Deliverable 1: Monolingual and Bilingual dictionary, basic transfer rules

Week 7(14/07-23/07):

  • Translating essays/paragraphs and aim to achieve WER < 50%.
  • Working on lexical selection rules.

Week 8(24/07-30/07):

  • Using testvoc clean for adjectives.
  • Aim to achieve WER < 25%.

Week 9(31/07-6/08):

  • Expanding dictionaries further.
  • Working on disambiguation rules for HIN-MWR.

Week 10(07/08-13/08):

  • Expanding bilingual dictionary.
  • Lexical selection rules.
  • Disambiguation rules.
  • Transfer rules.

Week 11&12(14/08-28/08):

  • Testvoc HIN-MWR
  • Discussing documentation details with mentors and organization.
  • Completing any pending tasks.
  • Final discussion and release of the project and documentation.

Project completed

Skills

I am a senior Computer Science undergraduate at the prestigious Birla Institute of Technology and Science Pilani (BITS Pilani) in India. I interned at Ericsson, where I built an NLP based ticket-classifier using python. As part of my Natural Language Processing coursework at my university, I created a POS tagger for Hin-Eng code mixed datasets using the Hidden Markov Model. I also interned at the Artificial Intelligence Institute of South Carolina, where I worked on transformer architecture. Through these projects and my university coursework, I have gained proficiency in programming languages and tools such as Python, C++, XML, Git, bash scripting, and HTML/CSS. In general, I enjoy problem-solving with various programming tools. I am a native Hindi speaker with the ability to read and write Marwari. I believe I am a good fit for this project because I have previously worked in Natural Language Processing for my projects and understand two languages, HIN and MWR.
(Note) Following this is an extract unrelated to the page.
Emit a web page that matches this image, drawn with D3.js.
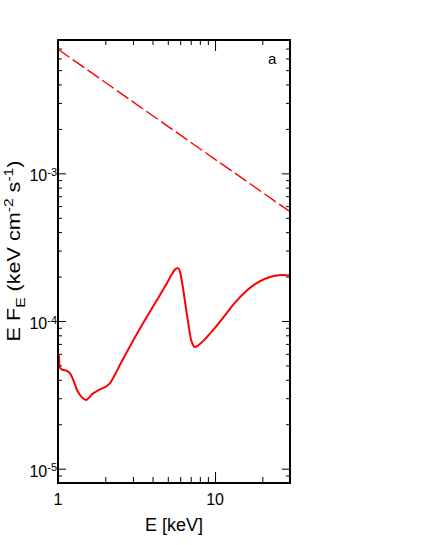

Coding Challenge/Contributions

Some outputs of the translation from HIN to MWR:

Hitenproposal1.png


Hitenproposal2.png


Hitenproposal3.png


Hitenproposal4.png

Test Corpus

Resources

Non summer of code plans

I have no plans other than GSoC for the summer of 2023. I can devote 30-40 hours per week to this project. As my university curriculum begins in August, I would like to work ~40 hours per week in the months of June and July and ~20 hours per week in August.